Exercise aim ▸ Note each line where "chart" appears, and copy it.

Supplied material ▸
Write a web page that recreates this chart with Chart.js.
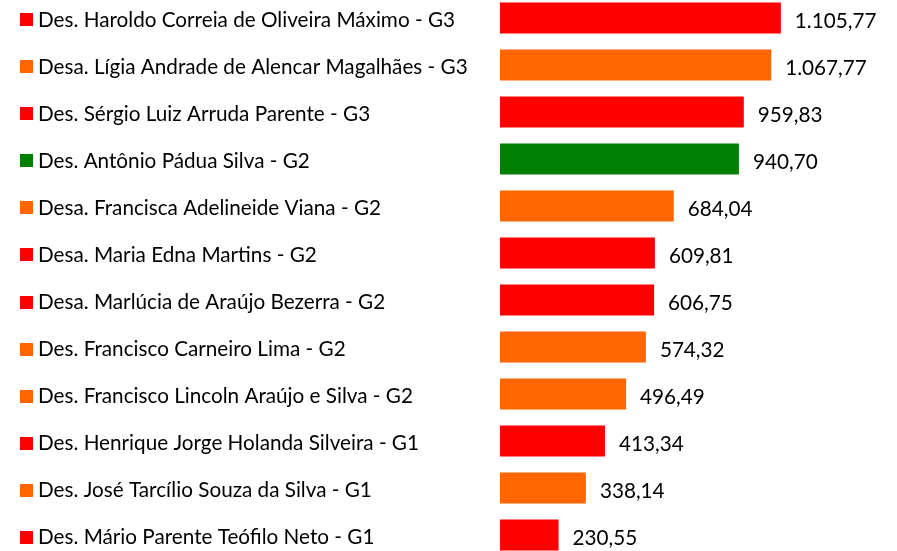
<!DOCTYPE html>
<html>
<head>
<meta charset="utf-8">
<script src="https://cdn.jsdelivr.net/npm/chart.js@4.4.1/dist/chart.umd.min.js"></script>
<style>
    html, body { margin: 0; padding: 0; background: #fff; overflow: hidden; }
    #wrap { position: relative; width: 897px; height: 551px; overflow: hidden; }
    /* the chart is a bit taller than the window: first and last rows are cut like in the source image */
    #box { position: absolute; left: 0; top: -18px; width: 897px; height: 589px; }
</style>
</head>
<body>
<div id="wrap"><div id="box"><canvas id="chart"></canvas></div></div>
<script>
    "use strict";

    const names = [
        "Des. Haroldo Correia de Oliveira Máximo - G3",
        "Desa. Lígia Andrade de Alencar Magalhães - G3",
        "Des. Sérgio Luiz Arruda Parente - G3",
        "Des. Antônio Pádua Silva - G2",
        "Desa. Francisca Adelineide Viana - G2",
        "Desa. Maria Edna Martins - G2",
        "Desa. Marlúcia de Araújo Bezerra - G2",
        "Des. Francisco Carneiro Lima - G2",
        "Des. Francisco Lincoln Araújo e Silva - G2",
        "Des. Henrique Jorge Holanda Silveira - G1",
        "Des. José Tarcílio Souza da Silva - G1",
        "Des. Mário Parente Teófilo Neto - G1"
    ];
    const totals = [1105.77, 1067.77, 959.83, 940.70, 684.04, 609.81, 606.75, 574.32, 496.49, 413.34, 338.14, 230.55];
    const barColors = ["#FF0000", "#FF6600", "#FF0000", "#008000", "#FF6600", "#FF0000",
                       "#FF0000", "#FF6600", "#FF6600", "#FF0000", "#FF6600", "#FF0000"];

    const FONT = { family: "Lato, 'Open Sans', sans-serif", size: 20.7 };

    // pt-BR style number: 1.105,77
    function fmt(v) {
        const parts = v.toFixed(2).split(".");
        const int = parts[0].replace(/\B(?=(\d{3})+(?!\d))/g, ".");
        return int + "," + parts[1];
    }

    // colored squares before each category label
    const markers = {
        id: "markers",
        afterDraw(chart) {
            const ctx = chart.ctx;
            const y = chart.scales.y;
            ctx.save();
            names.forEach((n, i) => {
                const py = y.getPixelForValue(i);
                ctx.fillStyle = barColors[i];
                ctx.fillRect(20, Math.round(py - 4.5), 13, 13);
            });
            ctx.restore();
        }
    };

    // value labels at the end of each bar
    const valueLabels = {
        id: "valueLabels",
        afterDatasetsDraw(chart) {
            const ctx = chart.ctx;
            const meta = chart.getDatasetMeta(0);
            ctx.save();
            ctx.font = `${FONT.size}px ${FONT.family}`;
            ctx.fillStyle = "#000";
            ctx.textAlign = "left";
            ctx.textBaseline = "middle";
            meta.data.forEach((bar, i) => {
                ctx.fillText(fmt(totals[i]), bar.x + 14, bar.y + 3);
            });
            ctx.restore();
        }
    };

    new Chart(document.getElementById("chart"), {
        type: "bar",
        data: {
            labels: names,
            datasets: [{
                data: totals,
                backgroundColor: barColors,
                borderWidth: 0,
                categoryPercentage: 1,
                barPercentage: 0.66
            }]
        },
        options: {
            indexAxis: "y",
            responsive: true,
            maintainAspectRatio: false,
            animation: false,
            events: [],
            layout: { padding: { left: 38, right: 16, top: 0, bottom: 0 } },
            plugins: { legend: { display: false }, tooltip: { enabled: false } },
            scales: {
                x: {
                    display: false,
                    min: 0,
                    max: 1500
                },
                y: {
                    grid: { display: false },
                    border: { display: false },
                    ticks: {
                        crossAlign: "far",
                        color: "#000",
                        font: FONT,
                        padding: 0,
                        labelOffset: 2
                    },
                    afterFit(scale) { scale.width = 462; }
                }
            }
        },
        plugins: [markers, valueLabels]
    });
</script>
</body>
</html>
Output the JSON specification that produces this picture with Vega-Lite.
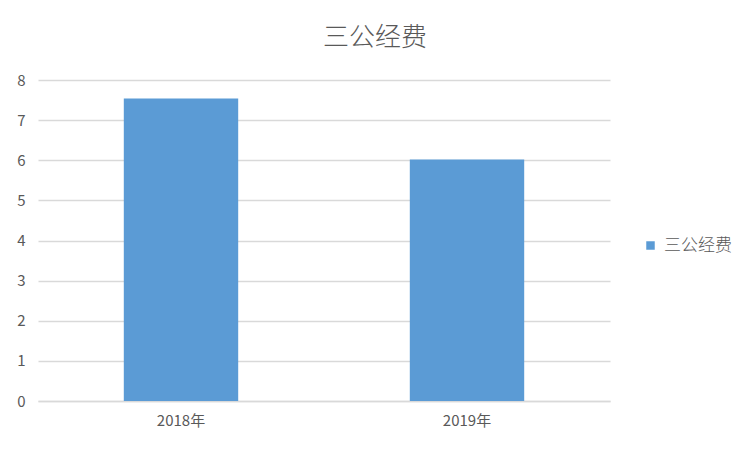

Result below ▸
Write a web page that recreates this chart with Chart.js.
<script src="https://cdn.jsdelivr.net/npm/chart.js@4.4.1/dist/chart.umd.min.js"></script>
    /* the chart is a bit taller than the window: first and last rows are cut like in the source image */
<div id="wrap"><div id="box"><canvas id="chart"></canvas></div></div>
        afterDraw(chart) {
            const ctx = chart.ctx;
            const y = chart.scales.y;
        afterDatasetsDraw(chart) {
            const ctx = chart.ctx;
            const meta = chart.getDatasetMeta(0);
    new Chart(document.getElementById("chart"), {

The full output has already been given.